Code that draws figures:
-=-=-

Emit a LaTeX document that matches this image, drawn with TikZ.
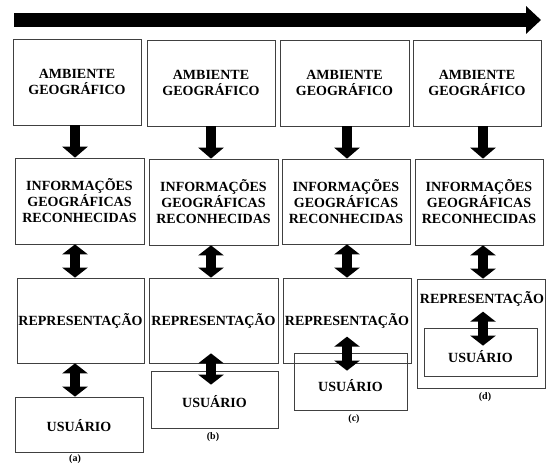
\documentclass[tikz,border=0pt]{standalone}
\usepackage{fontspec}
\setmainfont{Liberation Serif}
\usetikzlibrary{arrows.meta,calc}

\tikzset{
  box/.style={draw=black!75, line width=0.7pt, minimum width=128pt, minimum height=86pt,
    inner sep=0pt, align=center, font=\bfseries\fontsize{14}{16}\selectfont},
  tag/.style={font=\bfseries\fontsize{10}{11}\selectfont, inner sep=0pt},
  fat/.style={line width=10pt, -{Triangle[length=11pt,width=25pt]}},
  fatboth/.style={line width=10pt, {Triangle[length=10pt,width=25pt]}-{Triangle[length=10pt,width=25pt]}}
}
\newcommand{\lowtext}[2]{\raisebox{-#1}[\height][\depth]{#2}}

\begin{document}
\begin{tikzpicture}
[x=1pt, y=-1pt]
  \useasboundingbox (0,0) rectangle (554,465);
  % time line
  \coordinate (t0) at (14,20);
  \coordinate (t1) at (541,20);
  \draw[line width=14pt, -{Triangle[length=15pt,width=27pt]}] (t0) -- (t1);
  % (a)
  \node[box] (amb1) at (77,82) {AMBIENTE\\GEOGRÁFICO};
  \node[box, minimum width=129pt] (inf1) at (79.5,201) {INFORMAÇÕES\\GEOGRÁFICAS\\RECONHECIDAS};
  \node[box, minimum width=127pt, minimum height=85pt] (rep1) at (80.5,320.5) {REPRESENTAÇÃO};
  \node[box, minimum height=55pt] (usu1) at (79,424.5) {\lowtext{1.5pt}{USUÁRIO}};
  \node[tag] (lbla) at (75,459) {(a)};
  % (b)
  \node[box] (amb2) at (211,83) {AMBIENTE\\GEOGRÁFICO};
  \node[box, minimum width=129pt] (inf2) at (213.5,202) {INFORMAÇÕES\\GEOGRÁFICAS\\RECONHECIDAS};
  \node[box, minimum width=129pt, minimum height=85pt] (rep2) at (213.5,320.5) {REPRESENTAÇÃO};
  \node[box, minimum width=127pt, minimum height=57pt] (usu2) at (214.5,399.5) {\lowtext{2pt}{USUÁRIO}};
  \node[tag] (lblb) at (213,437) {(b)};
  % (c)
  \node[box, minimum width=129pt] (amb3) at (344.5,83) {AMBIENTE\\GEOGRÁFICO};
  \node[box, minimum height=85pt] (inf3) at (346,201.5) {INFORMAÇÕES\\GEOGRÁFICAS\\RECONHECIDAS};
  \node[box, minimum height=85pt] (rep3) at (347,320.5) {REPRESENTAÇÃO};
  \node[box, minimum width=113pt, minimum height=57pt] (usu3) at (350.5,381.5) {\lowtext{4.5pt}{USUÁRIO}};
  \node[tag] (lblc) at (354,419) {(c)};
  % (d)
  \node[box] (amb4) at (477,83) {AMBIENTE\\GEOGRÁFICO};
  \node[box] (inf4) at (479,202) {INFORMAÇÕES\\GEOGRÁFICAS\\RECONHECIDAS};
  \node[box, minimum height=109pt] (rep4) at (481,333.5) {};
  \node[box, draw=none, minimum width=0pt, minimum height=0pt] (rep4txt) at (482,299) {REPRESENTAÇÃO};
  \node[box, minimum width=113pt, minimum height=48pt] (usu4) at (480.5,352) {\lowtext{5pt}{USUÁRIO}};
  \node[tag] (lbld) at (485,397) {(d)};
  % arrows
  \coordinate (col1) at (75,0);
  \coordinate (col2) at (211,0);
  \coordinate (col3) at (347,0);
  \coordinate (col4) at (483,0);
  \foreach \c in {1,2,3,4}
  \draw[fat] (col\c |- amb\c.south) -- (col\c |- inf\c.north);
  \foreach \c in {1,2,3,4}
  \draw[fatboth] (col\c |- inf\c.south) -- (col\c |- rep\c.north);
  \draw[fatboth] (col1 |- rep1.south) -- (col1 |- usu1.north);
  \draw[fatboth] ($(col2 |- rep2.south)+(0,-10)$) -- ($(col2 |- usu2.north)+(0,14)$);
  \draw[fatboth] ($(col3 |- usu3.north)+(0,-16)$) -- ($(col3 |- usu3.north)+(0,18)$);
  \draw[fatboth] ($(col4 |- usu4.north)+(0,-16)$) -- ($(col4 |- usu4.north)+(0,18)$);
\end{tikzpicture}
\end{document}
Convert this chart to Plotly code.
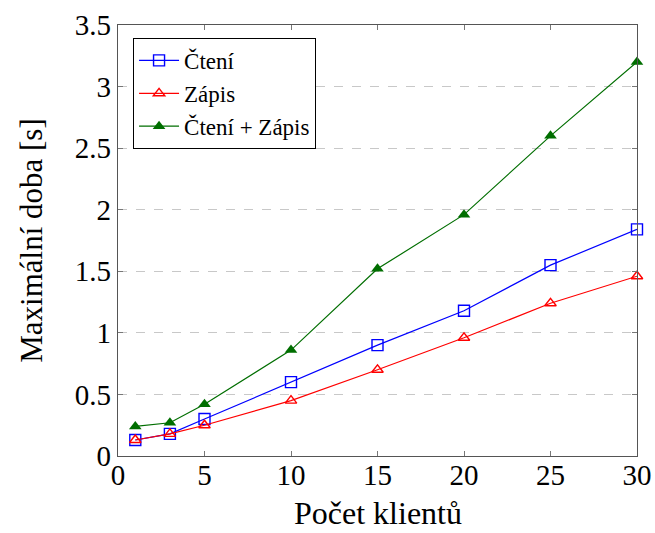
import plotly.graph_objects as go

clients = [1, 3, 5, 10, 15, 20, 25, 30]
cteni = [0.13, 0.18, 0.30, 0.60, 0.90, 1.18, 1.55, 1.84]
zapis = [0.13, 0.18, 0.25, 0.45, 0.70, 0.96, 1.24, 1.46]
cteni_zapis = [0.24, 0.27, 0.42, 0.86, 1.52, 1.96, 2.60, 3.20]

x_ticks = [0, 5, 10, 15, 20, 25, 30]
y_ticks = [0, 0.5, 1, 1.5, 2, 2.5, 3, 3.5]
y_tick_labels = ["0", "0.5", "1", "1.5", "2", "2.5", "3", "3.5"]
x_title = "Počet klientů"
y_title = "Maximální doba [s]"

FONT = "Liberation Serif"

fig = go.Figure()
fig.add_trace(go.Scatter(
    x=clients, y=cteni, name="Čtení", mode="lines+markers",
    line=dict(color="rgb(0,0,255)", width=1.2),
    marker=dict(symbol="square-open", size=11, color="rgb(0,0,255)", line=dict(width=1.4)),
    cliponaxis=False))
fig.add_trace(go.Scatter(
    x=clients, y=zapis, name="Zápis", mode="lines+markers",
    line=dict(color="rgb(255,0,0)", width=1.2),
    marker=dict(symbol="triangle-up-open", size=10, color="rgb(255,0,0)", line=dict(width=1.4)),
    cliponaxis=False))
fig.add_trace(go.Scatter(
    x=clients, y=cteni_zapis, name="Čtení + Zápis", mode="lines+markers",
    line=dict(color="rgb(0,110,0)", width=1.2),
    marker=dict(symbol="triangle-up", size=11, color="rgb(0,110,0)"),
    cliponaxis=False))

axis_common = dict(
    showline=True, linecolor="#555", linewidth=1.3, mirror="allticks",
    ticks="inside", ticklen=5, tickcolor="#777", tickwidth=1,
    zeroline=False, automargin=False,
    tickfont=dict(family=FONT, size=29, color="black"),
)

fig.update_xaxes(range=[0, 30], tickvals=x_ticks, showgrid=False,
                 ticklabelstandoff=-7, **axis_common)
fig.update_yaxes(range=[0, 3.5], tickvals=y_ticks, ticktext=y_tick_labels,
                 showgrid=True, gridcolor="#c8c8c8", griddash="dash", gridwidth=1,
                 title=dict(text=y_title, font=dict(family=FONT, size=31, color="black"), standoff=22),
                 **axis_common)

fig.add_annotation(text=x_title, xref="paper", yref="paper", x=0.5, y=0,
                   xanchor="center", yanchor="middle", yshift=-57, showarrow=False,
                   font=dict(family=FONT, size=32, color="black"))

fig.update_layout(
    width=655, height=533,
    margin=dict(l=118, r=18, t=25, b=77),
    paper_bgcolor="white", plot_bgcolor="white",
    font=dict(family=FONT, color="black"),
    showlegend=True,
    legend=dict(x=0.029, y=0.97, xanchor="left", yanchor="top",
                bgcolor="white", bordercolor="black", borderwidth=1,
                font=dict(family=FONT, size=23, color="black"),
                tracegroupgap=0, itemwidth=40),
)

fig.write_html("out.html", config={"displayModeBar": False},
               post_script="document.body.style.margin='0';document.body.style.padding='0';")
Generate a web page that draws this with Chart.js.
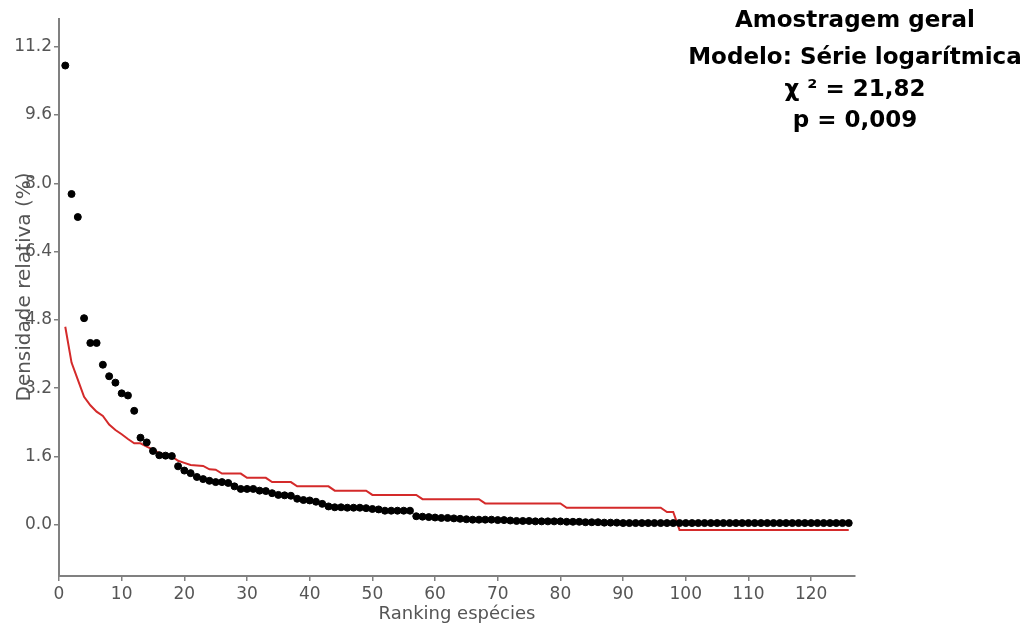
<!DOCTYPE html>
<html>
<head>
<meta charset="utf-8">
<script src="https://cdn.jsdelivr.net/npm/chart.js@4"></script>
<style>
  html, body { margin: 0; padding: 0; background: #fff; }
  #wrap { width: 1029px; height: 628px; }
</style>
</head>
<body>
<div id="wrap"><canvas id="rankChart"></canvas></div>
<script>
/* global Chart:false */

// observed relative density (%) by species rank, 1..126
var observed = [
  10.76, 7.75, 7.21, 4.84, 4.26, 4.26, 3.75, 3.48, 3.33, 3.08,
  3.03, 2.67, 2.04, 1.93, 1.73, 1.63, 1.62, 1.61, 1.37, 1.27,
  1.21, 1.12, 1.07, 1.03, 1.00, 1.00, 0.98, 0.90, 0.84, 0.84,
  0.84, 0.80, 0.79, 0.74, 0.70, 0.69, 0.68, 0.61, 0.58, 0.57,
  0.54, 0.49, 0.43, 0.41, 0.41, 0.40, 0.40, 0.40, 0.39, 0.37,
  0.36, 0.33, 0.33, 0.33, 0.33, 0.33, 0.20, 0.19, 0.18, 0.17,
  0.16, 0.16, 0.15, 0.14, 0.13, 0.12, 0.12, 0.12, 0.12, 0.11,
  0.11, 0.10, 0.09, 0.09, 0.09, 0.08, 0.08, 0.08, 0.08, 0.08,
  0.07, 0.07, 0.07, 0.06, 0.06, 0.06, 0.05, 0.05, 0.05, 0.04,
  0.04, 0.04, 0.04, 0.04, 0.04, 0.04, 0.04, 0.04, 0.04, 0.04,
  0.04, 0.04, 0.04, 0.04, 0.04, 0.04, 0.04, 0.04, 0.04, 0.04,
  0.04, 0.04, 0.04, 0.04, 0.04, 0.04, 0.04, 0.04, 0.04, 0.04,
  0.04, 0.04, 0.04, 0.04, 0.04, 0.04
];

// expected values, log-series model
var expected = [
  4.64, 3.80, 3.40, 3.00, 2.80, 2.65, 2.55, 2.35, 2.22, 2.12,
  2.01, 1.91, 1.91, 1.83, 1.76, 1.68, 1.64, 1.60, 1.50, 1.45,
  1.40, 1.39, 1.38, 1.30, 1.29, 1.20, 1.20, 1.20, 1.20, 1.10,
  1.10, 1.10, 1.10, 1.00, 1.00, 1.00, 1.00, 0.90, 0.90, 0.90,
  0.90, 0.90, 0.90, 0.80, 0.80, 0.80, 0.80, 0.80, 0.80, 0.70,
  0.70, 0.70, 0.70, 0.70, 0.70, 0.70, 0.70, 0.60, 0.60, 0.60,
  0.60, 0.60, 0.60, 0.60, 0.60, 0.60, 0.60, 0.50, 0.50, 0.50,
  0.50, 0.50, 0.50, 0.50, 0.50, 0.50, 0.50, 0.50, 0.50, 0.50,
  0.40, 0.40, 0.40, 0.40, 0.40, 0.40, 0.40, 0.40, 0.40, 0.40,
  0.40, 0.40, 0.40, 0.40, 0.40, 0.40, 0.30, 0.30, -0.12, -0.12,
  -0.12, -0.12, -0.12, -0.12, -0.12, -0.12, -0.12, -0.12, -0.12, -0.12,
  -0.12, -0.12, -0.12, -0.12, -0.12, -0.12, -0.12, -0.12, -0.12, -0.12,
  -0.12, -0.12, -0.12, -0.12, -0.12, -0.12
];

var xTicks = [0, 10, 20, 30, 40, 50, 60, 70, 80, 90, 100, 110, 120];
var yTicks = [0, 1.6, 3.2, 4.8, 6.4, 8.0, 9.6, 11.2];
var titleLines = ["Amostragem geral", "Modelo: Série logarítmica", "χ ² = 21,82", "p = 0,009"];
var xTitle = "Ranking espécies";
var yTitle = "Densidade relativa (%)";

var axisColor = "#808080";
var textColor = "#555555";
var fontFamily = "'DejaVu Sans', sans-serif";

function toPoints(values) {
  return values.map(function (v, i) {
    return { x: i + 1, y: v };
  });
}

function fixedTicks(list) {
  return function (scale) {
    scale.ticks = list.map(function (v) {
      return { value: v };
    });
  };
}

// draws the stats block and the y title over the plot, like the original
var overlayText = {
  id: "overlayText",
  afterDraw: function (chart) {
    var ctx = chart.ctx;
    var area = chart.chartArea;
    ctx.save();
    ctx.fillStyle = "#000";
    ctx.textAlign = "center";
    ctx.textBaseline = "middle";
    ctx.font = "bold 23px " + fontFamily;
    var ys = [21, 58, 90, 121];
    titleLines.forEach(function (line, i) {
      ctx.fillText(line, area.right, ys[i]);
    });

    ctx.fillStyle = textColor;
    ctx.font = "20px " + fontFamily;
    ctx.translate(25, 287);
    ctx.rotate(-Math.PI / 2);
    ctx.fillText(yTitle, 0, 0);
    ctx.restore();
  },
};

var chartElement = document.getElementById("rankChart");
var rankChart = new Chart(chartElement.getContext("2d"), {
  type: "scatter",
  data: {
    datasets: [
      {
        label: "Observado",
        data: toPoints(observed),
        backgroundColor: "#000",
        borderColor: "#000",
        pointRadius: 3.5,
        pointHoverRadius: 3.5,
        order: 1,
      },
      {
        type: "line",
        label: "Série logarítmica",
        data: toPoints(expected),
        borderColor: "#d42a2a",
        backgroundColor: "#d42a2a",
        borderWidth: 2,
        pointRadius: 0,
        tension: 0,
        fill: false,
        order: 2,
      },
    ],
  },
  options: {
    responsive: true,
    maintainAspectRatio: false,
    animation: false,
    layout: {
      padding: { left: 0, right: 174, top: 19, bottom: 0 },
    },
    plugins: {
      legend: { display: false },
      tooltip: { enabled: false },
    },
    scales: {
      x: {
        type: "linear",
        position: "bottom",
        min: 0,
        max: 127,
        afterFit: function (scale) {
          scale.height = 52;
        },
        afterBuildTicks: fixedTicks(xTicks),
        border: { color: axisColor, width: 2 },
        grid: { drawOnChartArea: false, drawTicks: true, tickLength: 5, color: axisColor, lineWidth: 1.5 },
        ticks: {
          autoSkip: false,
          maxRotation: 0,
          padding: 3,
          color: textColor,
          font: { family: fontFamily, size: 17 },
        },
        title: {
          display: true,
          text: xTitle,
          color: textColor,
          font: { family: fontFamily, size: 18 },
          padding: { top: 0, bottom: 3 },
        },
      },
      y: {
        type: "linear",
        min: -1.2,
        max: 11.85,
        afterFit: function (scale) {
          scale.width = 59;
        },
        afterBuildTicks: fixedTicks(yTicks),
        border: { color: axisColor, width: 2 },
        grid: { drawOnChartArea: false, drawTicks: true, tickLength: 5, color: axisColor, lineWidth: 1.5 },
        ticks: {
          padding: 2,
          color: textColor,
          font: { family: fontFamily, size: 17 },
          callback: function (value) {
            return Number(value).toFixed(1);
          },
        },
      },
    },
  },
  plugins: [overlayText],
});
</script>
</body>
</html>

-=-=-

• [Task requirements] Transcribe the lines between the one holding "Generate a web" and the one holding "global Chart:false */", inclusive, and leave out any pictures.

• [Full output]
Generate a web page that draws this with Chart.js.
<!DOCTYPE html>
<html>
<head>
<meta charset="utf-8">
<script src="https://cdn.jsdelivr.net/npm/chart.js@4"></script>
<style>
  html, body { margin: 0; padding: 0; background: #fff; }
  #wrap { width: 1029px; height: 628px; }
</style>
</head>
<body>
<div id="wrap"><canvas id="rankChart"></canvas></div>
<script>
/* global Chart:false */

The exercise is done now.